GOAL – Copy out all the data, word for word.
-------
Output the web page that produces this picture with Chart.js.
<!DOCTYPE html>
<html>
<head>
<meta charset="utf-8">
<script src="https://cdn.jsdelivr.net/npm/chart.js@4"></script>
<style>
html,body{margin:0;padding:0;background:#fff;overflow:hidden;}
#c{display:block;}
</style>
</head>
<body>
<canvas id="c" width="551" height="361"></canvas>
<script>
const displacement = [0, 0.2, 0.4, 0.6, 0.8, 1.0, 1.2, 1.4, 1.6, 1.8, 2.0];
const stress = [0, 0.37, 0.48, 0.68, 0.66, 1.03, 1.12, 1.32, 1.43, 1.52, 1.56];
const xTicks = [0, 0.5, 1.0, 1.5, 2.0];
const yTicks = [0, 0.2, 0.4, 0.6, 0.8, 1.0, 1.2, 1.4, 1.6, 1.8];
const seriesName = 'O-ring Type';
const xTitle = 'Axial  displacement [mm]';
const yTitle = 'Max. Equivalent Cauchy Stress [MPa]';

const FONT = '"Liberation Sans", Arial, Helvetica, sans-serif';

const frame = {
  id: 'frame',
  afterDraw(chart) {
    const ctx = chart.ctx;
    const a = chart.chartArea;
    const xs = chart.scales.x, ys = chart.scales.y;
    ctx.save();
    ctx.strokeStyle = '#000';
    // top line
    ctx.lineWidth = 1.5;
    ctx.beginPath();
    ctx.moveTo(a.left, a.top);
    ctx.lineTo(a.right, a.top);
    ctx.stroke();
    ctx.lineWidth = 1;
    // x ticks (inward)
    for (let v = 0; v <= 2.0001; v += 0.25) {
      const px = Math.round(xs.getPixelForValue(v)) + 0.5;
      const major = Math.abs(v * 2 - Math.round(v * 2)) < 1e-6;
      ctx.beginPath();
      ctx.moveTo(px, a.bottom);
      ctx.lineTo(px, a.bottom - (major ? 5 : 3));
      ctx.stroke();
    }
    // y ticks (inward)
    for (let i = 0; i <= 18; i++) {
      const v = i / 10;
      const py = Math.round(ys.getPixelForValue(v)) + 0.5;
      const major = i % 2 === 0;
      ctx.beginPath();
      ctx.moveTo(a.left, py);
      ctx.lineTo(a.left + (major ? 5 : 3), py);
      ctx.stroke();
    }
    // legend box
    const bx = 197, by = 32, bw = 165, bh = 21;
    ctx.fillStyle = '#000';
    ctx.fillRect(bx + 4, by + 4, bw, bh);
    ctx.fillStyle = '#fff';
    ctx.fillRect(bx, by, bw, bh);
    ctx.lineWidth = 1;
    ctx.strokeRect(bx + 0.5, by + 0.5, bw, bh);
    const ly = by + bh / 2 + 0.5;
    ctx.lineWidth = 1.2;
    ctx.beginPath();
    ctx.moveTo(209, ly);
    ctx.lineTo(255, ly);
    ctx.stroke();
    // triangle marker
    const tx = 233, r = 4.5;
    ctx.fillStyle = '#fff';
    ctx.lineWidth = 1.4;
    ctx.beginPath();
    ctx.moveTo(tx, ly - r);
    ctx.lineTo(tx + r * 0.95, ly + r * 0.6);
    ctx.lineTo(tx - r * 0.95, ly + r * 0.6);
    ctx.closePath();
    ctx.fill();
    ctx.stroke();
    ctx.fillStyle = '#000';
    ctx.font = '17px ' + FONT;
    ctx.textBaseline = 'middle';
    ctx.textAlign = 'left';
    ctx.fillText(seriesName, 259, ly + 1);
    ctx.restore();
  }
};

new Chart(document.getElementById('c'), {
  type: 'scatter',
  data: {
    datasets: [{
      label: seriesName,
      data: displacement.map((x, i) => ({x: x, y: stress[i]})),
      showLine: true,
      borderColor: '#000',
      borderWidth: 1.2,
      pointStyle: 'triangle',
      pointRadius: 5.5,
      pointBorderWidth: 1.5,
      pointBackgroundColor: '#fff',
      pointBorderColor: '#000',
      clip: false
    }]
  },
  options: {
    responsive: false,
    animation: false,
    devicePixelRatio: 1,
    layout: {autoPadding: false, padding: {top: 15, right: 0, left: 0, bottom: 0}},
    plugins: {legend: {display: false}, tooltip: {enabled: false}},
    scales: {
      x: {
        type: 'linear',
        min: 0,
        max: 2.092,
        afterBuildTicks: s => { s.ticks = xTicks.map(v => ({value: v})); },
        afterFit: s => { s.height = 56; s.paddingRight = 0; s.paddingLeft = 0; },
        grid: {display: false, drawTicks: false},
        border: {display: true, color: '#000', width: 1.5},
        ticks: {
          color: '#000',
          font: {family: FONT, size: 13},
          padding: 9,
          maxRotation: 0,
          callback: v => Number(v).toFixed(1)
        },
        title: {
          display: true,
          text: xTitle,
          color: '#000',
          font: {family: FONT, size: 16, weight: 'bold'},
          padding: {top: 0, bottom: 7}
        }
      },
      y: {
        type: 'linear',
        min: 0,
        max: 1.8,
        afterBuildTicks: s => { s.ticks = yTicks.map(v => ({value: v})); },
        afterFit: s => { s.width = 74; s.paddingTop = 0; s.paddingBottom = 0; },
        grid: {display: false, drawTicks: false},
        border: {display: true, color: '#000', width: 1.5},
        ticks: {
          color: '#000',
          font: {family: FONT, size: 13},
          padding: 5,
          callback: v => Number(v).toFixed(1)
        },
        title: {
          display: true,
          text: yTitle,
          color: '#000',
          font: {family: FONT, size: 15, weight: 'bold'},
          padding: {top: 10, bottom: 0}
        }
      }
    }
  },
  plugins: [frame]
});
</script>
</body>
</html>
-------
FULL OUTPUT –
Output the web page that produces this picture with Chart.js.
<!DOCTYPE html>
<html>
<head>
<meta charset="utf-8">
<script src="https://cdn.jsdelivr.net/npm/chart.js@4"></script>
<style>
html,body{margin:0;padding:0;background:#fff;overflow:hidden;}
#c{display:block;}
</style>
</head>
<body>
<canvas id="c" width="551" height="361"></canvas>
<script>
const displacement = [0, 0.2, 0.4, 0.6, 0.8, 1.0, 1.2, 1.4, 1.6, 1.8, 2.0];
const stress = [0, 0.37, 0.48, 0.68, 0.66, 1.03, 1.12, 1.32, 1.43, 1.52, 1.56];
const xTicks = [0, 0.5, 1.0, 1.5, 2.0];
const yTicks = [0, 0.2, 0.4, 0.6, 0.8, 1.0, 1.2, 1.4, 1.6, 1.8];
const seriesName = 'O-ring Type';
const xTitle = 'Axial  displacement [mm]';
const yTitle = 'Max. Equivalent Cauchy Stress [MPa]';

const FONT = '"Liberation Sans", Arial, Helvetica, sans-serif';

const frame = {
  id: 'frame',
  afterDraw(chart) {
    const ctx = chart.ctx;
    const a = chart.chartArea;
    const xs = chart.scales.x, ys = chart.scales.y;
    ctx.save();
    ctx.strokeStyle = '#000';
    // top line
    ctx.lineWidth = 1.5;
    ctx.beginPath();
    ctx.moveTo(a.left, a.top);
    ctx.lineTo(a.right, a.top);
    ctx.stroke();
    ctx.lineWidth = 1;
    // x ticks (inward)
    for (let v = 0; v <= 2.0001; v += 0.25) {
      const px = Math.round(xs.getPixelForValue(v)) + 0.5;
      const major = Math.abs(v * 2 - Math.round(v * 2)) < 1e-6;
      ctx.beginPath();
      ctx.moveTo(px, a.bottom);
      ctx.lineTo(px, a.bottom - (major ? 5 : 3));
      ctx.stroke();
    }
    // y ticks (inward)
    for (let i = 0; i <= 18; i++) {
      const v = i / 10;
      const py = Math.round(ys.getPixelForValue(v)) + 0.5;
      const major = i % 2 === 0;
      ctx.beginPath();
      ctx.moveTo(a.left, py);
      ctx.lineTo(a.left + (major ? 5 : 3), py);
      ctx.stroke();
    }
    // legend box
    const bx = 197, by = 32, bw = 165, bh = 21;
    ctx.fillStyle = '#000';
    ctx.fillRect(bx + 4, by + 4, bw, bh);
    ctx.fillStyle = '#fff';
    ctx.fillRect(bx, by, bw, bh);
    ctx.lineWidth = 1;
    ctx.strokeRect(bx + 0.5, by + 0.5, bw, bh);
    const ly = by + bh / 2 + 0.5;
    ctx.lineWidth = 1.2;
    ctx.beginPath();
    ctx.moveTo(209, ly);
    ctx.lineTo(255, ly);
    ctx.stroke();
    // triangle marker
    const tx = 233, r = 4.5;
    ctx.fillStyle = '#fff';
    ctx.lineWidth = 1.4;
    ctx.beginPath();
    ctx.moveTo(tx, ly - r);
    ctx.lineTo(tx + r * 0.95, ly + r * 0.6);
    ctx.lineTo(tx - r * 0.95, ly + r * 0.6);
    ctx.closePath();
    ctx.fill();
    ctx.stroke();
    ctx.fillStyle = '#000';
    ctx.font = '17px ' + FONT;
    ctx.textBaseline = 'middle';
    ctx.textAlign = 'left';
    ctx.fillText(seriesName, 259, ly + 1);
    ctx.restore();
  }
};

new Chart(document.getElementById('c'), {
  type: 'scatter',
  data: {
    datasets: [{
      label: seriesName,
      data: displacement.map((x, i) => ({x: x, y: stress[i]})),
      showLine: true,
      borderColor: '#000',
      borderWidth: 1.2,
      pointStyle: 'triangle',
      pointRadius: 5.5,
      pointBorderWidth: 1.5,
      pointBackgroundColor: '#fff',
      pointBorderColor: '#000',
      clip: false
    }]
  },
  options: {
    responsive: false,
    animation: false,
    devicePixelRatio: 1,
    layout: {autoPadding: false, padding: {top: 15, right: 0, left: 0, bottom: 0}},
    plugins: {legend: {display: false}, tooltip: {enabled: false}},
    scales: {
      x: {
        type: 'linear',
        min: 0,
        max: 2.092,
        afterBuildTicks: s => { s.ticks = xTicks.map(v => ({value: v})); },
        afterFit: s => { s.height = 56; s.paddingRight = 0; s.paddingLeft = 0; },
        grid: {display: false, drawTicks: false},
        border: {display: true, color: '#000', width: 1.5},
        ticks: {
          color: '#000',
          font: {family: FONT, size: 13},
          padding: 9,
          maxRotation: 0,
          callback: v => Number(v).toFixed(1)
        },
        title: {
          display: true,
          text: xTitle,
          color: '#000',
          font: {family: FONT, size: 16, weight: 'bold'},
          padding: {top: 0, bottom: 7}
        }
      },
      y: {
        type: 'linear',
        min: 0,
        max: 1.8,
        afterBuildTicks: s => { s.ticks = yTicks.map(v => ({value: v})); },
        afterFit: s => { s.width = 74; s.paddingTop = 0; s.paddingBottom = 0; },
        grid: {display: false, drawTicks: false},
        border: {display: true, color: '#000', width: 1.5},
        ticks: {
          color: '#000',
          font: {family: FONT, size: 13},
          padding: 5,
          callback: v => Number(v).toFixed(1)
        },
        title: {
          display: true,
          text: yTitle,
          color: '#000',
          font: {family: FONT, size: 15, weight: 'bold'},
          padding: {top: 10, bottom: 0}
        }
      }
    }
  },
  plugins: [frame]
});
</script>
</body>
</html>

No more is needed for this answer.